Provided information
════════
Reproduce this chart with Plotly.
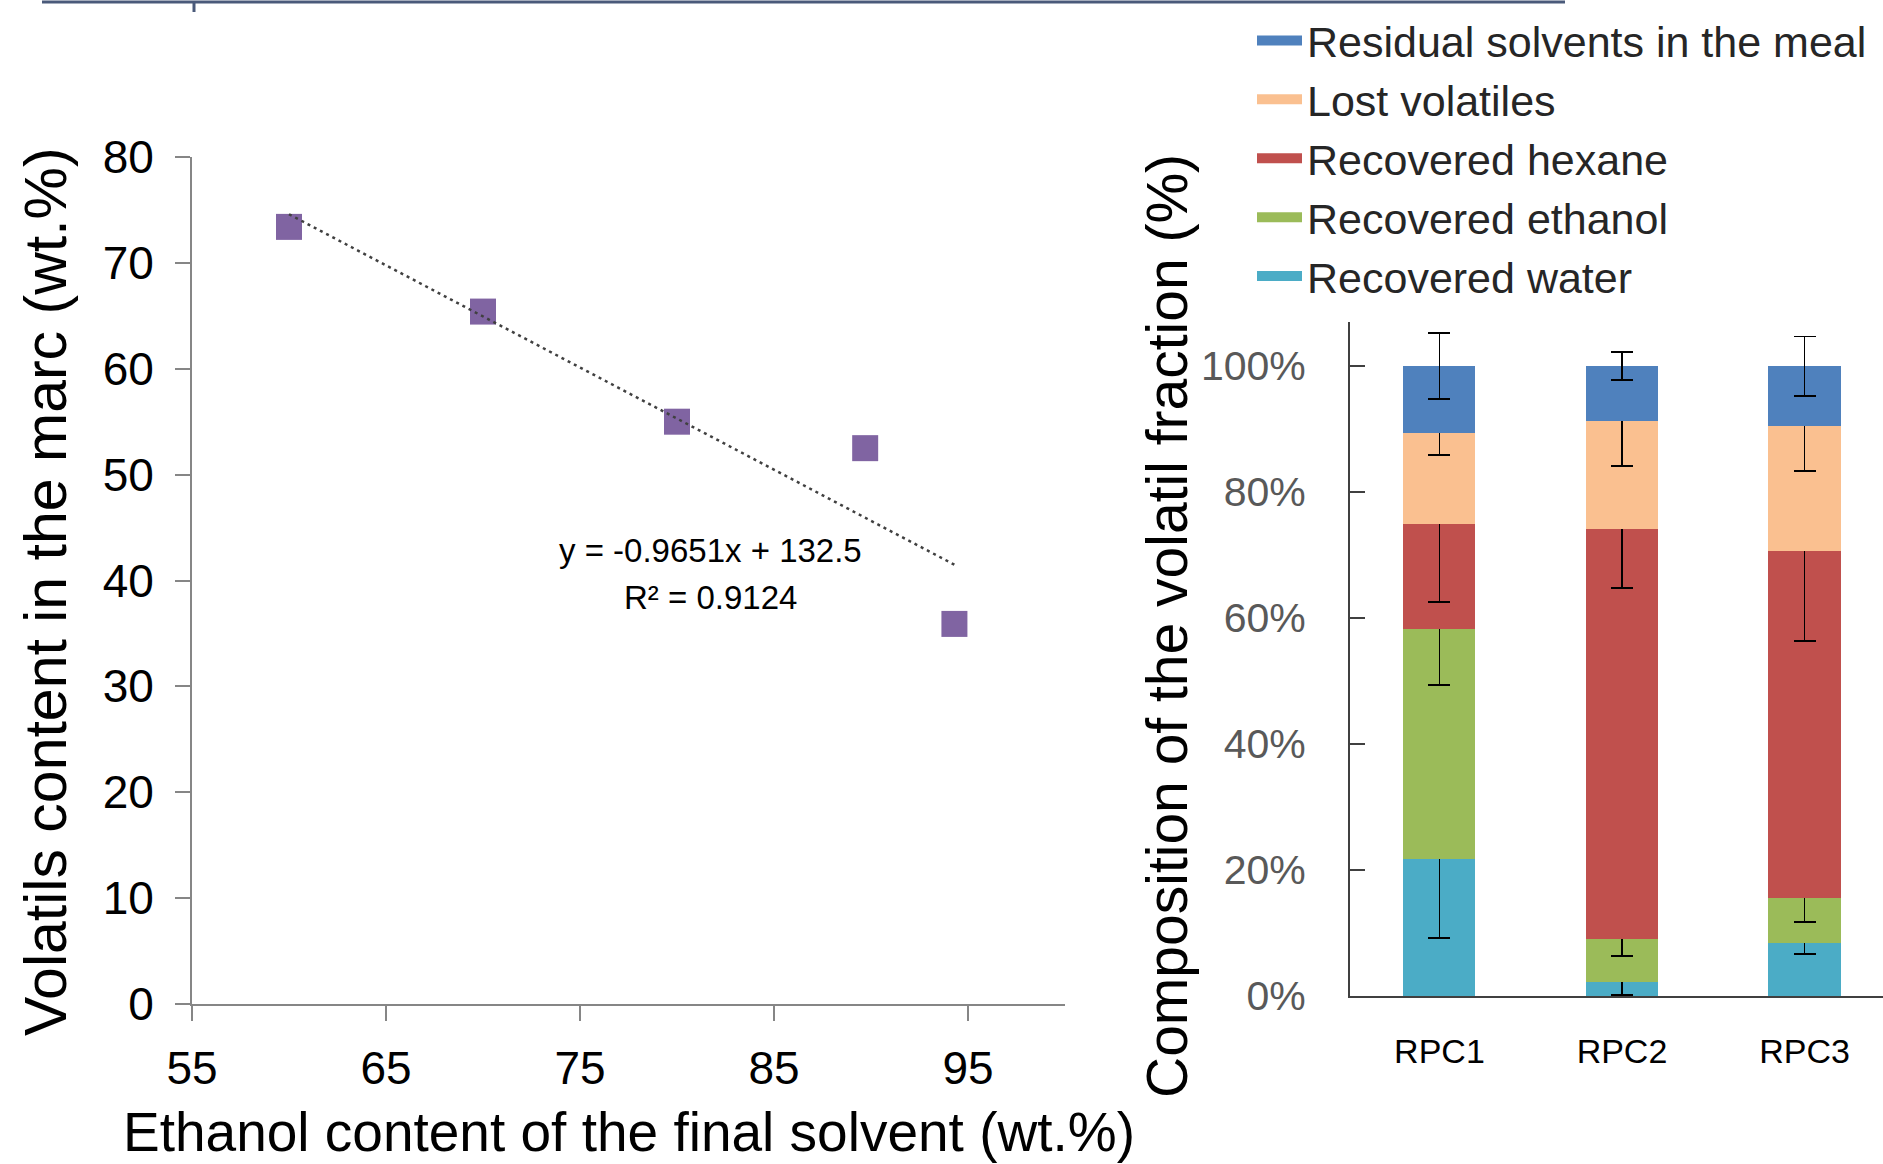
════════
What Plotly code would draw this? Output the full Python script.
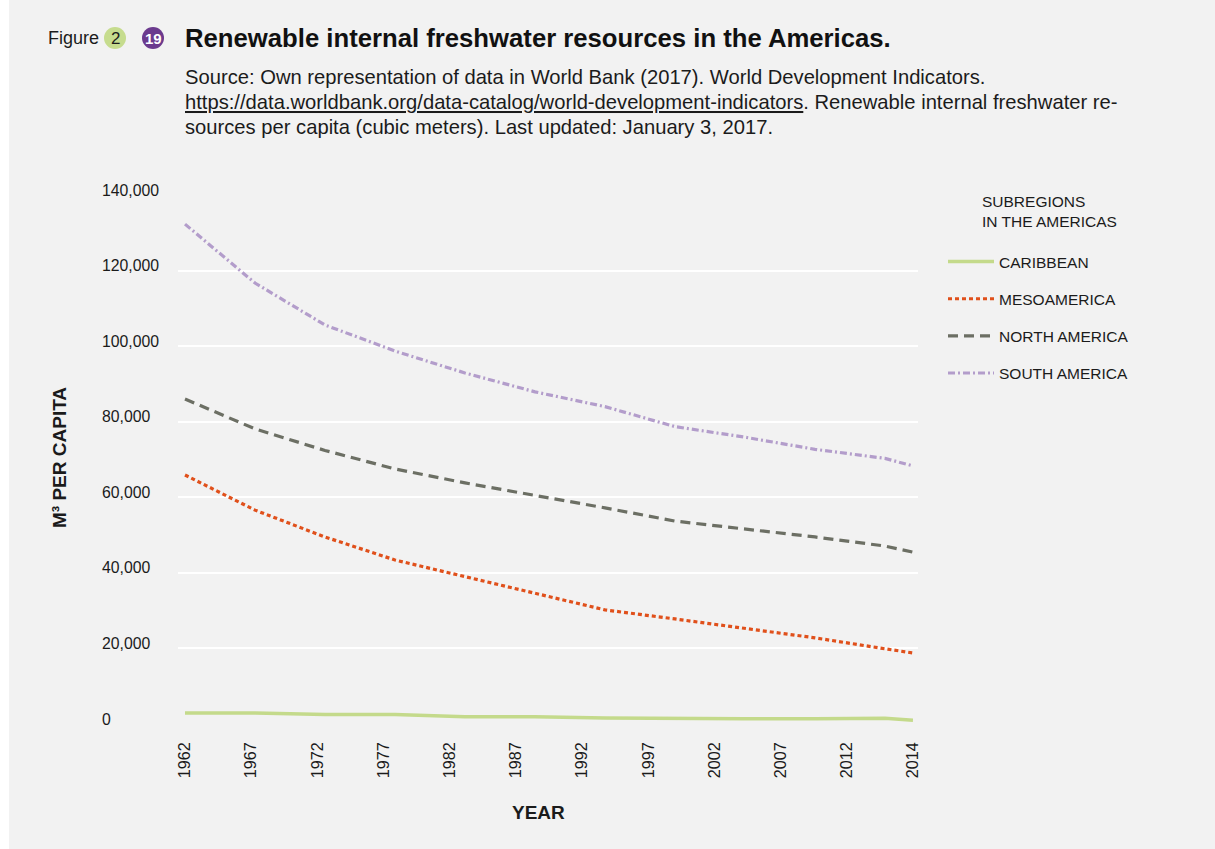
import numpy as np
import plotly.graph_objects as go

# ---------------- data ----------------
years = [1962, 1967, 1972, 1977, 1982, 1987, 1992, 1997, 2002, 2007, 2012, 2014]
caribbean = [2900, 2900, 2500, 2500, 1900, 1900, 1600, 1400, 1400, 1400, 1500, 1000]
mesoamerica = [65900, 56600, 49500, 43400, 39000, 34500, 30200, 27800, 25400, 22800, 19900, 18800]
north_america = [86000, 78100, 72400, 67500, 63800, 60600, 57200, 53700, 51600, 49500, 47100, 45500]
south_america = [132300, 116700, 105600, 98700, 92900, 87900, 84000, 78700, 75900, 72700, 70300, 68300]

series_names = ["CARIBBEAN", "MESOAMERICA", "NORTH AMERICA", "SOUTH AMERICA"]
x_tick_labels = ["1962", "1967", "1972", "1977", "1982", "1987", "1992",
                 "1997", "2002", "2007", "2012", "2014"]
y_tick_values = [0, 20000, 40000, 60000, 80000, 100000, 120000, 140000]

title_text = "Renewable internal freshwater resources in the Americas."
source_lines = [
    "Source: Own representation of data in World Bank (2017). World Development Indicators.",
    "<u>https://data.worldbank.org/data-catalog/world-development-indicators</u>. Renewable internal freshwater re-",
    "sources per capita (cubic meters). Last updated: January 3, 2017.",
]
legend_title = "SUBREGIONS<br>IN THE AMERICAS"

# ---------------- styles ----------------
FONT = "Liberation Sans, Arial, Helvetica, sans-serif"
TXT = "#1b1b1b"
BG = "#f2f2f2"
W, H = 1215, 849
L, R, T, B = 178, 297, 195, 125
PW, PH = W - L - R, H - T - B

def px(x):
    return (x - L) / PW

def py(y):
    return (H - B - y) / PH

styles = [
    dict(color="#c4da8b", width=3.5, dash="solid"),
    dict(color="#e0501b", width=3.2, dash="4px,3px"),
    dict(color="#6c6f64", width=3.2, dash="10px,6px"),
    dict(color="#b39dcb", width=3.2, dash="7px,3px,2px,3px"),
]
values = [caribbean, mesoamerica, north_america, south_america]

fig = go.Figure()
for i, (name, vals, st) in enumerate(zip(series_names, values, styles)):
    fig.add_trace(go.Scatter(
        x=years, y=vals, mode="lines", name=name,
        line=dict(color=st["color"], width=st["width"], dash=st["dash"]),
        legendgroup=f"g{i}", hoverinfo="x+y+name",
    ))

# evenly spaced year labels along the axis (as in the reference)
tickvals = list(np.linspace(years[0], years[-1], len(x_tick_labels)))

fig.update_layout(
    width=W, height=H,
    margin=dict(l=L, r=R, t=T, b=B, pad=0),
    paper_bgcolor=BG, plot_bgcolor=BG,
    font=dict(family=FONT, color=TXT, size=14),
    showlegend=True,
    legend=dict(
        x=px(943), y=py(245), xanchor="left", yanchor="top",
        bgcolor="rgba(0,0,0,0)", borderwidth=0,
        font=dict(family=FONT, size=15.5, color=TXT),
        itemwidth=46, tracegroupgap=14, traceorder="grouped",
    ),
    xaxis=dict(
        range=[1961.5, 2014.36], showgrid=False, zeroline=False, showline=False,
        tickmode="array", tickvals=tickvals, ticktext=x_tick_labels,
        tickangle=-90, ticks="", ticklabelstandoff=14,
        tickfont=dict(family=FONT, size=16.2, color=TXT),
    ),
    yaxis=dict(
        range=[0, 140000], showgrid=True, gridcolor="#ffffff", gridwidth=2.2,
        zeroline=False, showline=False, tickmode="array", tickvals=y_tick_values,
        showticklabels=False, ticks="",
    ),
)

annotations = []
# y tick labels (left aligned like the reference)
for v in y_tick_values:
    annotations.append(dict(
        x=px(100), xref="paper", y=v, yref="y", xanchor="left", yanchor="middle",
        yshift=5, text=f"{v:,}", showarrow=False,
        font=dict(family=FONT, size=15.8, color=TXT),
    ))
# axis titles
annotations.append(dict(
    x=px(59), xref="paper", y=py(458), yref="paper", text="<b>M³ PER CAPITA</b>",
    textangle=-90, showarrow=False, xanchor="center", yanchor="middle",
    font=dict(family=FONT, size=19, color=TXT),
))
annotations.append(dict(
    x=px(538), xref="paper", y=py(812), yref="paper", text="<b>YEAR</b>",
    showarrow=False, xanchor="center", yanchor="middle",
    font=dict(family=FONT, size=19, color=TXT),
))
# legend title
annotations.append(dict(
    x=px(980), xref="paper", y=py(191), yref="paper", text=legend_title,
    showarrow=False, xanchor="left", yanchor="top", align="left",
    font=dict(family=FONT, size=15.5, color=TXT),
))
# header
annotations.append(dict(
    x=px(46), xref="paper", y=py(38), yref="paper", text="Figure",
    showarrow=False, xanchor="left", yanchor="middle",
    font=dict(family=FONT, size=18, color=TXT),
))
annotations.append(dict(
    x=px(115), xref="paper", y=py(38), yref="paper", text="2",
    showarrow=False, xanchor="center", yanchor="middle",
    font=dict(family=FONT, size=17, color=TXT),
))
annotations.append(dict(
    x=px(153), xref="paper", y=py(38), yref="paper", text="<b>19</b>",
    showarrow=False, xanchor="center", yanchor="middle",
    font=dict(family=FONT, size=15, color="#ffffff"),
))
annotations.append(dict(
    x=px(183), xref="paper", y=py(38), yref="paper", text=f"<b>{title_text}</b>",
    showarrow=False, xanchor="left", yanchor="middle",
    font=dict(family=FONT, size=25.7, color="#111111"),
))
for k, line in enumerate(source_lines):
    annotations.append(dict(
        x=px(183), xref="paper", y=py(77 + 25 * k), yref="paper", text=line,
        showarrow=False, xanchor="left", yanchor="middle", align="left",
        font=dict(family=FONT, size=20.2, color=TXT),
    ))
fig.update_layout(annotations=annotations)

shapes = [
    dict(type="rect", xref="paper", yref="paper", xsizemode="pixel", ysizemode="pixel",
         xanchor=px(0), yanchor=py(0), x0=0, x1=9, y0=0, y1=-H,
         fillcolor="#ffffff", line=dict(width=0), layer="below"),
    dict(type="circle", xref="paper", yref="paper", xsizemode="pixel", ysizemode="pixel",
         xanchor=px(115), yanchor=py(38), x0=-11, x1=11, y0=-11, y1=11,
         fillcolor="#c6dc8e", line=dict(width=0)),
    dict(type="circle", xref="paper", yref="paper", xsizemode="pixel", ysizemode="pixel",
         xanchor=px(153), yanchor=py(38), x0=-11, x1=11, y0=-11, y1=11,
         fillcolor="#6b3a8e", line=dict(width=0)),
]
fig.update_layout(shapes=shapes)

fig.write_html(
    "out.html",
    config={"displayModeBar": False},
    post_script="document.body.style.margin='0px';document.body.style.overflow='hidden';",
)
════════
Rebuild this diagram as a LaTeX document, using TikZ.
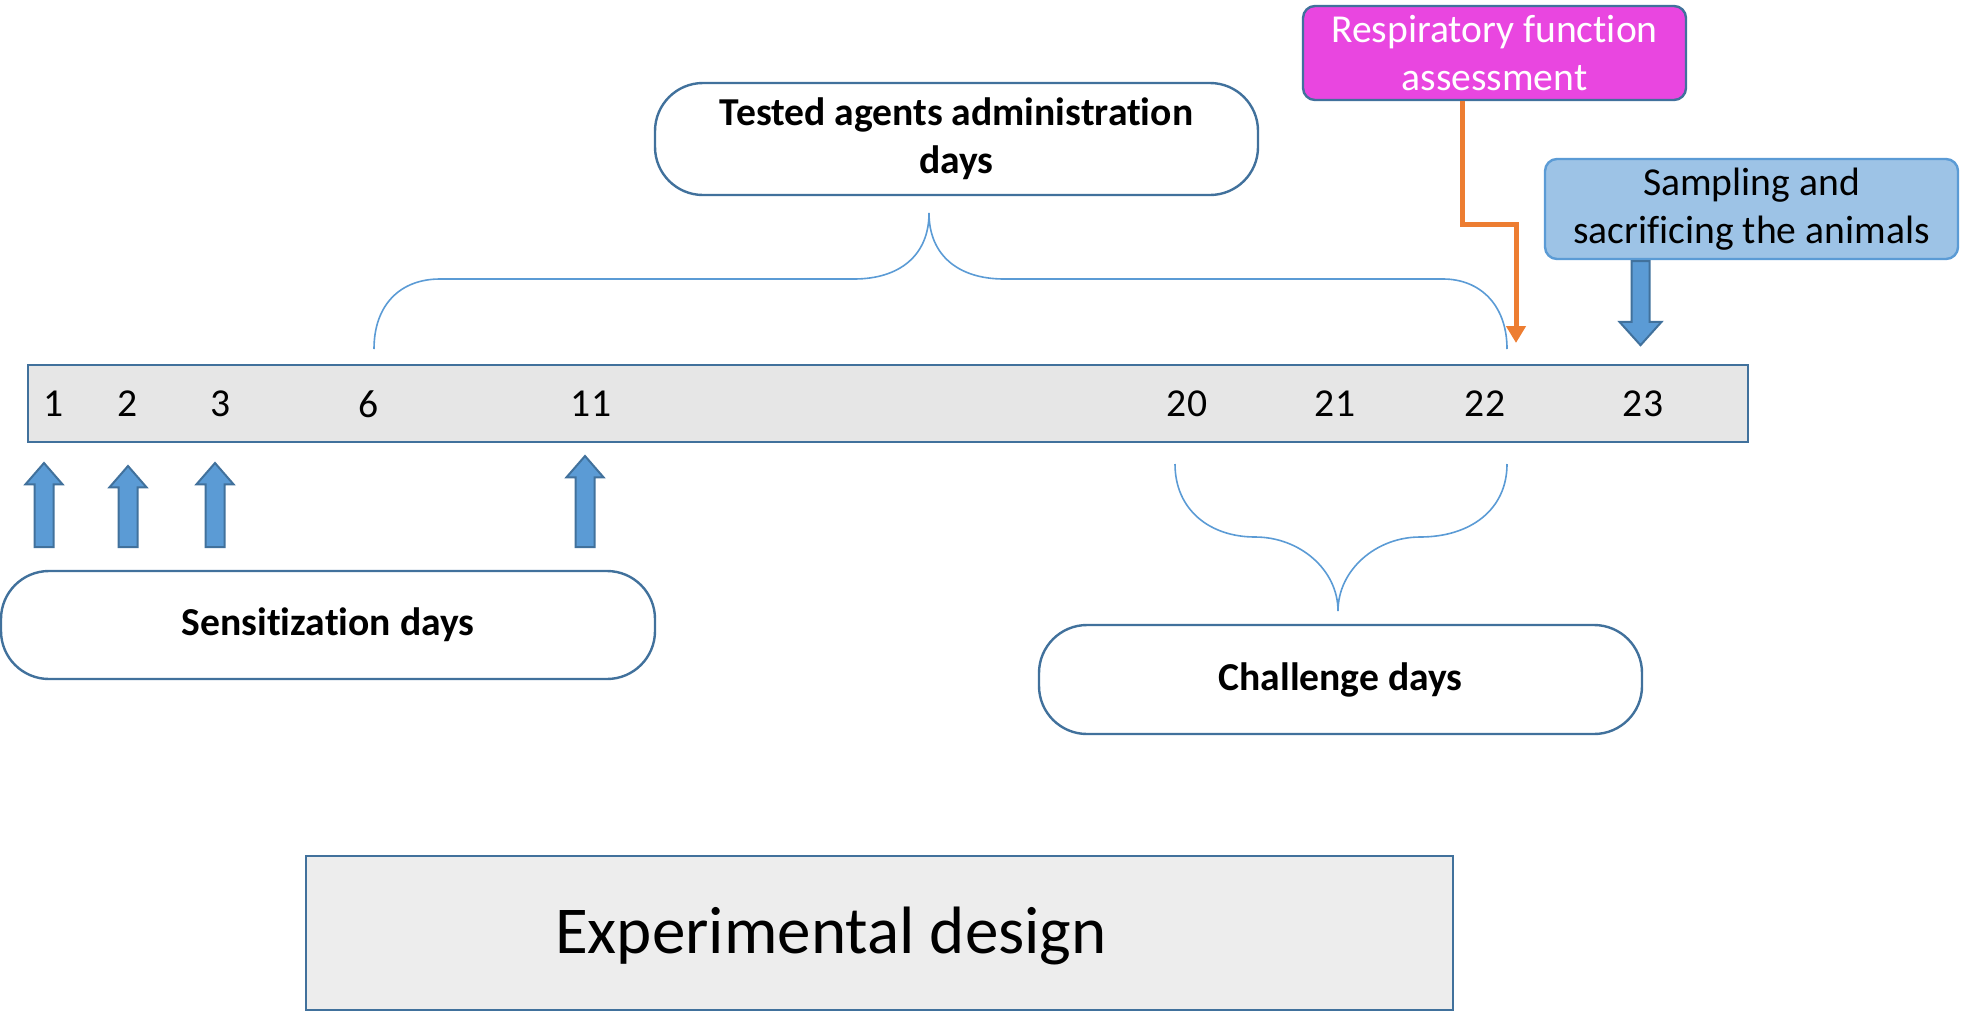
════════
In the entries above, find the line that contains "What Plotly code" and the line that contains "100000, 120000, 140000]". Reproduce exactly those two lines and every line between them, but not the pictures.

What Plotly code would draw this? Output the full Python script.
import numpy as np
import plotly.graph_objects as go

# ---------------- data ----------------
years = [1962, 1967, 1972, 1977, 1982, 1987, 1992, 1997, 2002, 2007, 2012, 2014]
caribbean = [2900, 2900, 2500, 2500, 1900, 1900, 1600, 1400, 1400, 1400, 1500, 1000]
mesoamerica = [65900, 56600, 49500, 43400, 39000, 34500, 30200, 27800, 25400, 22800, 19900, 18800]
north_america = [86000, 78100, 72400, 67500, 63800, 60600, 57200, 53700, 51600, 49500, 47100, 45500]
south_america = [132300, 116700, 105600, 98700, 92900, 87900, 84000, 78700, 75900, 72700, 70300, 68300]

series_names = ["CARIBBEAN", "MESOAMERICA", "NORTH AMERICA", "SOUTH AMERICA"]
x_tick_labels = ["1962", "1967", "1972", "1977", "1982", "1987", "1992",
                 "1997", "2002", "2007", "2012", "2014"]
y_tick_values = [0, 20000, 40000, 60000, 80000, 100000, 120000, 140000]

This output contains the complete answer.